Russia, along with China, would be expected to block any call for any military action against Syria by the U.N. Security Council.

    Obama also plans to meet formally with Chinese President Xi Jinping as well as French President Francois Hollande at the summit, the official said.

    Secretary of State John Kerry hinted at a Senate hearing on Syria on Tuesday that Obama and Putin would have an opportunity to talk at the G-20.

    "He will have ample opportunity to hear firsthand from President Putin," Kerry said in response to a question about Russia's involvement in Syria. "I am confident they will have a discussion about it."

    The White House last month formally canceled a formal Obama-Putin meeting that was to have taken place in Moscow during this trip, citing a lack of progress in relations since Putin regained the presidency a year ago.

    The decision came shortly after Russia decided to grant temporary asylum to Edward Snowden, the admitted leaker of U.S. surveillance secrets.

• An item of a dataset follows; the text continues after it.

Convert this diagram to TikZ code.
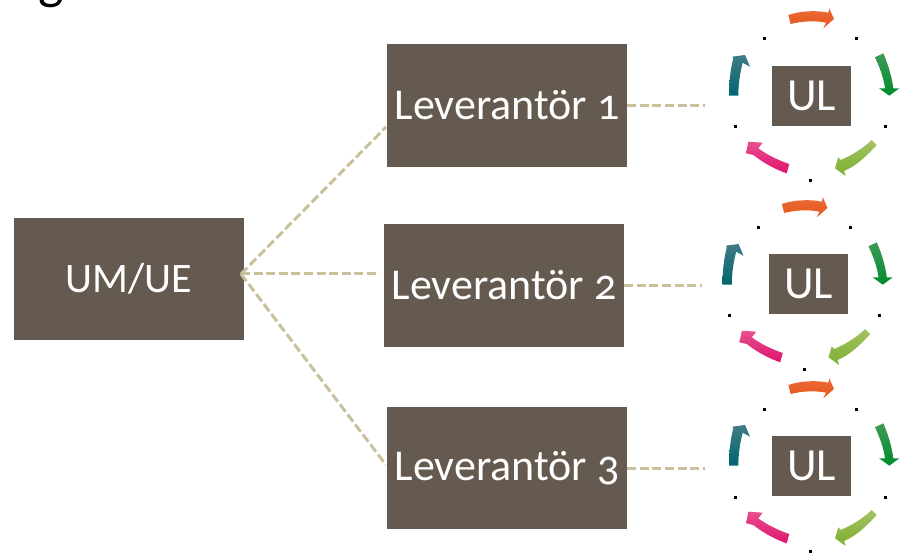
\documentclass[tikz,border=0pt]{standalone}
\usepackage{fontspec}
\setmainfont[Numbers=OldStyle]{Carlito}
\definecolor{boxbrown}{HTML}{655A50}
\definecolor{linktan}{HTML}{C9C19B}
\definecolor{orangetop}{HTML}{EC6A35}
\definecolor{orangelow}{HTML}{E4551C}
\definecolor{greentop}{HTML}{3F9A55}
\definecolor{greenlow}{HTML}{008C2E}
\definecolor{limetop}{HTML}{A3C264}
\definecolor{limelow}{HTML}{7DB02E}
\definecolor{pinktop}{HTML}{E6508F}
\definecolor{pinklow}{HTML}{E0146E}
\definecolor{tealtop}{HTML}{3F7C85}
\definecolor{teallow}{HTML}{006570}
\tikzset{box/.style={fill=boxbrown,text=white,inner sep=0pt,minimum width=#1,font=\fontsize{44}{44}\selectfont},box/.default=240pt}
\tikzset{smallbox/.style={box=79pt,minimum height=60pt,font=\fontsize{46}{46}\selectfont}}
\tikzset{link/.style={color=linktan,line width=3pt,dash pattern=on 9pt off 3.6pt}}
\tikzset{tick/.style={fill=black}}
\tikzset{ulcycle/.pic={
	% Arrows, clockwise from the top
	\shade [top color=orangetop,bottom color=orangelow] (-23.2,-81) .. controls (-12,-85) and (5,-86) .. (16.8,-83.3) -- (17.8,-87.7) -- (22.5,-77) -- (11.8,-67.7) -- (14.5,-73.3) .. controls (5,-75.5) and (-10,-75) .. (-20.8,-72) -- cycle;
	\shade [top color=greentop,bottom color=greenlow] (63.5,-38.7) .. controls (68,-29) and (72,-19) .. (73.5,-7.7) -- (67.5,-7.7) -- (77.8,-0.3) -- (87.8,-7.7) -- (81.8,-7.7) .. controls (80,-21) and (76,-33) .. (71.8,-42.7) -- cycle;
	\shade [top color=limetop,bottom color=limelow] (60.2,44) .. controls (52,52) and (41,59) .. (29.2,64) -- (26.8,61.3) -- (23.5,72.3) -- (34.2,80) -- (32.5,75) .. controls (45,70) and (56,59) .. (65.2,49) -- cycle;
	\shade [top color=pinktop,bottom color=pinklow] (-22.2,68) .. controls (-34,64) and (-44,59) .. (-53.2,52.3) -- (-48.8,46.7) -- (-63.2,45.7) -- (-65.5,57.3) -- (-58.2,59) .. controls (-48,67) and (-37,73) .. (-24.8,77.3) -- cycle;
	\shade [top color=tealtop,bottom color=teallow] (-82.5,-0.3) .. controls (-82.5,-14) and (-81,-27) .. (-78.2,-37.7) -- (-79.2,-39.3) -- (-66.5,-41) -- (-61.5,-29.3) -- (-68.8,-33.3) .. controls (-71.5,-23) and (-73.2,-12) .. (-73.2,-0.3) -- cycle;
	
	% Dots
	\foreach \dotx/\doty in {-47/-57,45.2/-57,74.2/31,-0.8/85,-75.7/31}
		\fill [tick] (\dotx-1.5,\doty-1.5) rectangle (\dotx+1.5,\doty+1.5);
}}

\begin{document}
\begin{tikzpicture}[x=1pt,y=-1pt]
	\useasboundingbox (0,0) rectangle (900,553);
	
	% Cut-off heading
	\node [anchor=base,inner sep=0pt,text=black,font=\fontsize{54}{54}\selectfont] (heading) at (51,-1) {g};
	
	\node [box=230pt,minimum height=122pt,font=\fontsize{42}{42}\selectfont] (um) at (129,279) {\raisebox{-1.5pt}{UM/UE}};
	\node [box,minimum height=123pt] (lev1) at (507,105.5) {\raisebox{-2pt}{Leverantör 1}};
	\node [box,minimum height=123pt] (lev2) at (504,285.5) {\raisebox{-2pt}{Leverantör 2}};
	\node [box,minimum height=122pt] (lev3) at (507,468) {\raisebox{-2pt}{Leverantör 3}};
	
	\node [smallbox] (ul1) at (811.5,96) {UL};
	\node [smallbox] (ul2) at (808.5,284) {UL};
	\node [smallbox] (ul3) at (811.5,466) {UL};
	
	\pic at (ul1) {ulcycle};
	\pic [xshift=-3.5pt,yshift=-1pt] at (ul2) {ulcycle};
	\pic at (ul3) {ulcycle};
	
	% Free ends of the dashed lines
	\coordinate (hub) at (241,274);
	\coordinate (in1) at (386,127);
	\coordinate (in2) at (378,274);
	\coordinate (in3) at (386,465);
	\coordinate (out1) at (705,105.5);
	\coordinate (out2) at (702,285.5);
	\coordinate (out3) at (705,468);
	
	\draw [link] (hub) -- (in1);
	\draw [link] (hub) -- (in2);
	\draw [link] (hub) -- (in3);
	\draw [link] (lev1.east) -- (out1);
	\draw [link] (lev2.east) -- (out2);
	\draw [link] (lev3.east) -- (out3);
\end{tikzpicture}
\end{document}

    Although the White House acknowledged at the time that Snowden's asylum was a factor, a senior administration official told CNN that the meeting probably would have been canceled regardless.

    Obama on Friday will meet with Russian civil society leaders to discuss human rights and tolerance, a White House official said. Also invited to that meeting are groups representing human rights, the environment and LGBT rights.